The city is also looking at contracting with an IT company to handle their computers. The city employee who had been handling the IT work resigned a few weeks ago. The council has said that they believe it would be cheaper to contract the work out rather than have a full-time employee handling it since the city doesn’t have a great demand for IT work.

According to LaQuey, the biggest financial issue the city is facing right now is their accounts payable, “Our laser focus is on getting these AP (accounts payable) paid. I have a long-term relationship with Republic. They know when I say that we’re going to pay them that they’re going to get paid. I’m trying to have blinders on, not look back because I want to move forward. Some people are comfortable lying down next to a rattlesnake, which in this case represents our debt. Dawni, Rick, Kristi and Jeff are not comfortable doing that. They want to get it all taken care of. The problem is that Tommy was behind the 8-ball when he started here. The city already had financial problems.”

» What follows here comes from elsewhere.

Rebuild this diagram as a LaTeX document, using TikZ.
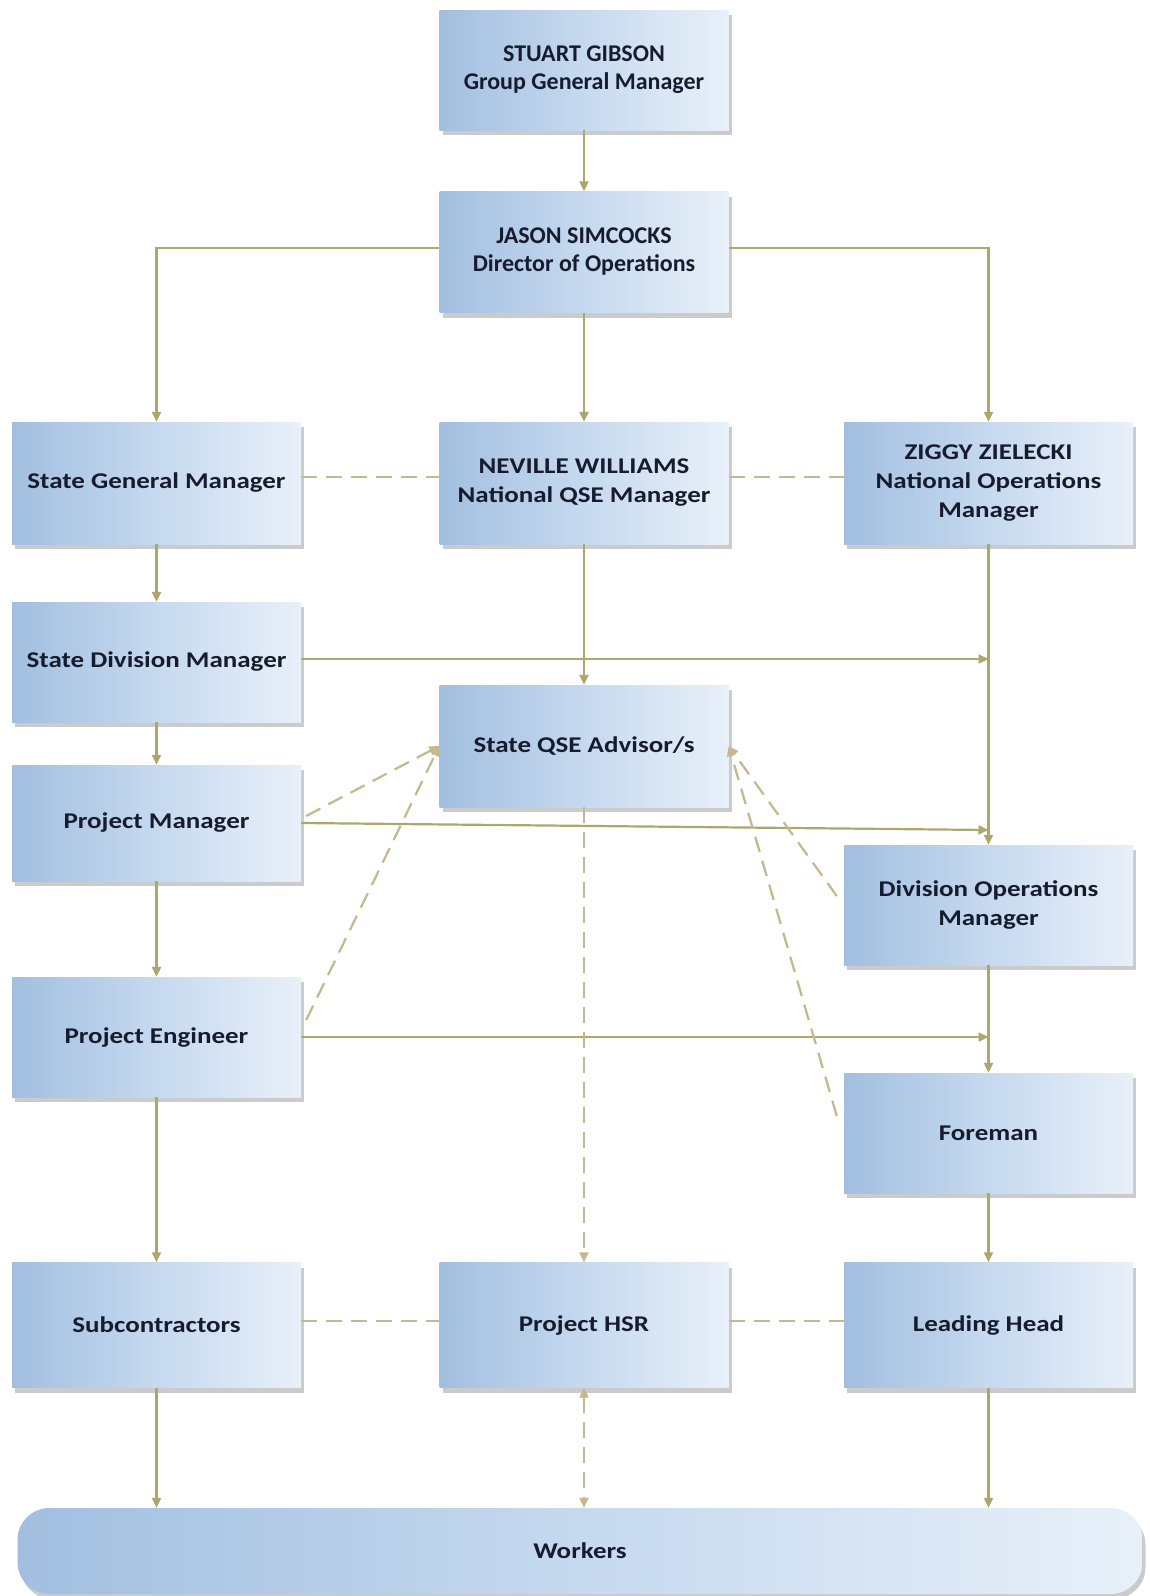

One aspect that is in LaQuey’s favor is the lay-offs that Turney implemented and the resignation of other city employees, “I came in after the budget was set but people leaving saved us hundreds of thousands of dollars. We have a $500,000 bond payment due in June. We already have $250,000 of that set aside.”

LaQuey and the council have worked to reconcile all of the city’s accounts and bring it all current as well as working on other aspects of the city governance, “We’re working on the employee handbook.” Turney started the handbook work and LaQuey has taken the helm. The credit card abuse and use of the city’s Amazon account by city employees facilitated the city creating policies and procedures to ensure it doesn’t happen again.

LaQuey is also seeking public input, “I want the people to create a wish list for capital projects. We can go over it and see what is important to them and work on accomplishing it. I know one thing is getting new hangars at the airport. A hangar comes to about $230,000 but people want hangars so that they have protection for their aircraft. Right now though, streets are our priority.”

When it comes to reconciling the financials, there is still much work to be done. LaQuey had a large box of envelopes on a desk containing deposits and financial documents, “Kristi and Dawni have volunteered their own time to come in here and help me go through those. That is a lot of work. We have a strong mayor and council. I haven’t seen many mayors who stepped up the way Dawni has.”

The Ballinger city council meets on the 1st and 3rd Monday of every month (unless it falls on a holiday) at 5:30 p.m. at City Hall. The agenda of each council meeting is posted on the city website 72 hours prior to the council meeting. Anyone who wishes to address the council is given 5 minutes to speak. The videos of the council meetings are posted on the City of Ballinger website.